* BEGIN Collected material *

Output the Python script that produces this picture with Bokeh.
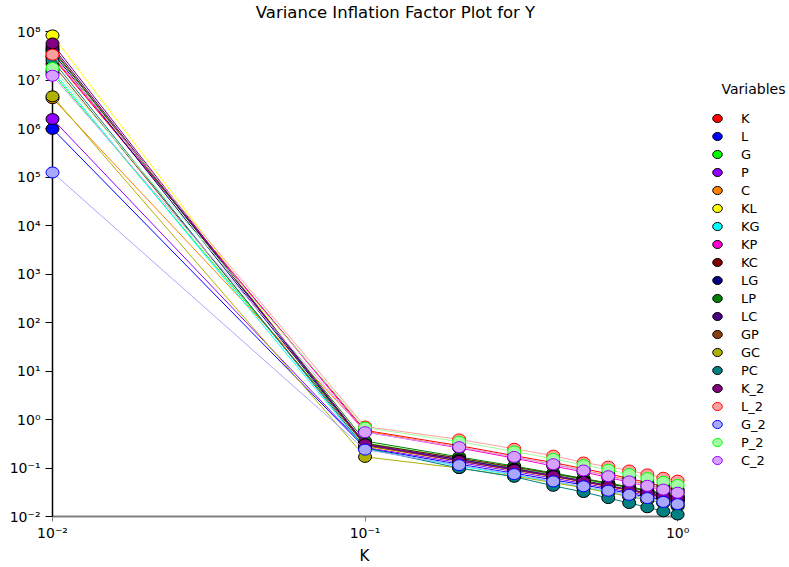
from bokeh.plotting import figure
from bokeh.models import (ColumnDataSource, FixedTicker, CustomJSTickFormatter,
                          Label, Legend, LegendItem, Title)
from bokeh.embed import file_html
from bokeh.resources import INLINE

# ---- data -------------------------------------------------------------
ridge_k = [0.01, 0.1, 0.2, 0.3, 0.4, 0.5, 0.6, 0.7, 0.8, 0.9, 1.0]

vif_K   = [3.0e7, 0.60, 0.29, 0.18, 0.13, 0.097, 0.076, 0.061, 0.050, 0.042, 0.036]
vif_L   = [1.0e6, 0.26, 0.12, 0.078, 0.057, 0.045, 0.036, 0.030, 0.025, 0.022, 0.019]
vif_G   = [1.4e7, 0.33, 0.16, 0.10, 0.075, 0.058, 0.047, 0.039, 0.033, 0.028, 0.025]
vif_P   = [1.6e6, 0.27, 0.13, 0.085, 0.062, 0.048, 0.039, 0.032, 0.027, 0.024, 0.021]
vif_C   = [4.3e6, 0.58, 0.27, 0.17, 0.12, 0.090, 0.070, 0.056, 0.046, 0.038, 0.033]
vif_KL  = [8.5e7, 0.28, 0.14, 0.090, 0.066, 0.051, 0.041, 0.034, 0.029, 0.025, 0.022]
vif_KG  = [1.6e7, 0.25, 0.11, 0.072, 0.052, 0.040, 0.032, 0.026, 0.022, 0.019, 0.016]
vif_KP  = [3.2e7, 0.56, 0.26, 0.16, 0.11, 0.083, 0.064, 0.051, 0.042, 0.035, 0.030]
vif_KC  = [4.5e7, 0.32, 0.16, 0.105, 0.077, 0.060, 0.048, 0.040, 0.034, 0.029, 0.025]
vif_LG  = [3.8e7, 0.30, 0.15, 0.095, 0.069, 0.053, 0.043, 0.035, 0.030, 0.026, 0.023]
vif_LP  = [4.2e7, 0.36, 0.17, 0.11, 0.079, 0.061, 0.049, 0.041, 0.035, 0.030, 0.026]
vif_LC  = [5.0e7, 0.31, 0.15, 0.097, 0.071, 0.055, 0.044, 0.036, 0.031, 0.027, 0.024]
vif_GP  = [2.2e7, 0.29, 0.14, 0.091, 0.067, 0.052, 0.042, 0.035, 0.029, 0.025, 0.022]
vif_GC  = [4.7e6, 0.17, 0.10, 0.068, 0.050, 0.039, 0.031, 0.026, 0.022, 0.019, 0.017]
vif_PC  = [2.6e7, 0.26, 0.10, 0.066, 0.043, 0.032, 0.024, 0.019, 0.0155, 0.0128, 0.011]
vif_K_2 = [5.8e7, 0.31, 0.14, 0.092, 0.068, 0.052, 0.042, 0.035, 0.030, 0.026, 0.023]
vif_L_2 = [3.4e7, 0.72, 0.39, 0.25, 0.18, 0.13, 0.107, 0.089, 0.074, 0.063, 0.055]
vif_G_2 = [1.26e5, 0.24, 0.115, 0.075, 0.053, 0.042, 0.034, 0.028, 0.024, 0.020, 0.018]
vif_P_2 = [1.8e7, 0.68, 0.35, 0.22, 0.155, 0.115, 0.092, 0.075, 0.062, 0.052, 0.045]
vif_C_2 = [1.25e7, 0.55, 0.27, 0.17, 0.12, 0.089, 0.068, 0.053, 0.043, 0.036, 0.031]

variable_names = ["K", "L", "G", "P", "C", "KL", "KG", "KP", "KC", "LG",
                  "LP", "LC", "GP", "GC", "PC", "K_2", "L_2", "G_2", "P_2", "C_2"]
variable_values = [vif_K, vif_L, vif_G, vif_P, vif_C, vif_KL, vif_KG, vif_KP, vif_KC,
                   vif_LG, vif_LP, vif_LC, vif_GP, vif_GC, vif_PC, vif_K_2, vif_L_2,
                   vif_G_2, vif_P_2, vif_C_2]

x_ticks = [0.01, 0.1, 1.0]
y_ticks = [1e-2, 1e-1, 1e0, 1e1, 1e2, 1e3, 1e4, 1e5, 1e6, 1e7, 1e8]
x_axis_span = (0.01, 1.0)
y_axis_span = (0.01, 1e8)

# ---- styles -----------------------------------------------------------
fill_colors = ["#FF0000", "#0000FF", "#00FF00", "#9400FF", "#FF8000", "#FFFF00",
               "#00FFFF", "#FF00D0", "#800000", "#000080", "#008000", "#4B0082",
               "#8B4010", "#B0B000", "#008080", "#800080", "#FFA0A0", "#A8A8FF",
               "#A0FFA0", "#D8A0FF"]
edge_colors = ["#000000"] * 16 + ["#FF0000", "#0000FF", "#00FF00", "#9400FF"]

FONT = "DejaVu Sans"

# frame spans the whole canvas right of the y axis and above the x axis;
# the axis lines themselves are limited to the data span with `bounds`
p = figure(width=789, height=567, x_axis_type="log", y_axis_type="log",
           x_range=(0.01, 2.28), y_range=(0.01, 10 ** 8.65), title=None,
           output_backend="svg", toolbar_location=None,
           min_border_left=52, min_border_right=0,
           min_border_top=0, min_border_bottom=51)
p.outline_line_color = None
p.xgrid.visible = False
p.ygrid.visible = False

sup_fmt = CustomJSTickFormatter(code="""
const sup = {"0":"\u2070","1":"\u00b9","2":"\u00b2","3":"\u00b3","4":"\u2074",
             "5":"\u2075","6":"\u2076","7":"\u2077","8":"\u2078","9":"\u2079","-":"\u207b"};
const e = Math.round(Math.log10(tick));
return "10" + String(e).split("").map(c => sup[c]).join("");
""")

xa = p.xaxis[0]
xa.bounds = x_axis_span
xa.ticker = FixedTicker(ticks=x_ticks, minor_ticks=[])
xa.formatter = sup_fmt
xa.axis_line_color = "#808080"
xa.axis_line_width = 2
xa.major_tick_line_color = "#808080"
xa.major_tick_out = 5
xa.major_tick_in = 0
xa.minor_tick_line_color = None
xa.major_label_standoff = 3
xa.major_label_text_font = FONT
xa.major_label_text_font_size = "14px"
xa.major_label_text_color = "#000000"

ya = p.yaxis[0]
ya.bounds = y_axis_span
ya.ticker = FixedTicker(ticks=y_ticks, minor_ticks=[])
ya.formatter = sup_fmt
ya.axis_line_color = "#000000"
ya.axis_line_width = 1.5
ya.major_tick_line_color = "#000000"
ya.major_tick_out = 7
ya.major_tick_in = 0
ya.minor_tick_line_color = None
ya.major_label_standoff = 5
ya.major_label_text_font = FONT
ya.major_label_text_font_size = "14px"
ya.major_label_text_color = "#000000"

# x-axis title "K" placed below the axis
p.add_layout(Title(text="K", align="left", offset=307, vertical_align="middle",
                   text_font=FONT, text_font_size="15px", text_font_style="normal",
                   text_color="#000000", standoff=4), "below")

items = []
for name, vals, fc, ec in zip(variable_names, variable_values, fill_colors, edge_colors):
    src = ColumnDataSource(data=dict(x=ridge_k, y=vals))
    p.line(x="x", y="y", source=src, line_color=fc, line_width=1, level="annotation")
    mk = p.ellipse(x="x", y="y", width=13, height=11, width_units="screen",
                   height_units="screen", source=src, fill_color=fc, line_color=ec,
                   line_width=1, level="annotation")
    items.append(LegendItem(label=name, renderers=[mk]))

legend = Legend(items=items, location=(659, 47), padding=0, margin=0,
                spacing=0, glyph_width=12, glyph_height=18, label_height=18,
                label_standoff=18, label_text_font=FONT,
                label_text_font_size="13px", label_text_baseline="middle",
                label_text_color="#000000",
                border_line_color=None, background_fill_alpha=0)
p.add_layout(legend)

p.add_layout(Label(x=343, y=504, x_units="screen", y_units="screen",
                   text="Variance Inflation Factor Plot for Y", text_align="center",
                   text_baseline="middle", text_font=FONT, text_font_size="16.5px",
                   text_color="#000000"))
p.add_layout(Label(x=701, y=428, x_units="screen", y_units="screen",
                   text="Variables", text_align="center", text_baseline="middle",
                   text_font=FONT, text_font_size="14px", text_color="#000000"))

with open("out.html", "w") as f:
    f.write(file_html(p, INLINE))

* END Collected material *

- [Exercise prompt] Go from the first line of the data above to the line containing "from bokeh.resources import INLINE" and retype exactly those lines, both included, but none of the pictures.

- [Result below]
Output the Python script that produces this picture with Bokeh.
from bokeh.plotting import figure
from bokeh.models import (ColumnDataSource, FixedTicker, CustomJSTickFormatter,
                          Label, Legend, LegendItem, Title)
from bokeh.embed import file_html
from bokeh.resources import INLINE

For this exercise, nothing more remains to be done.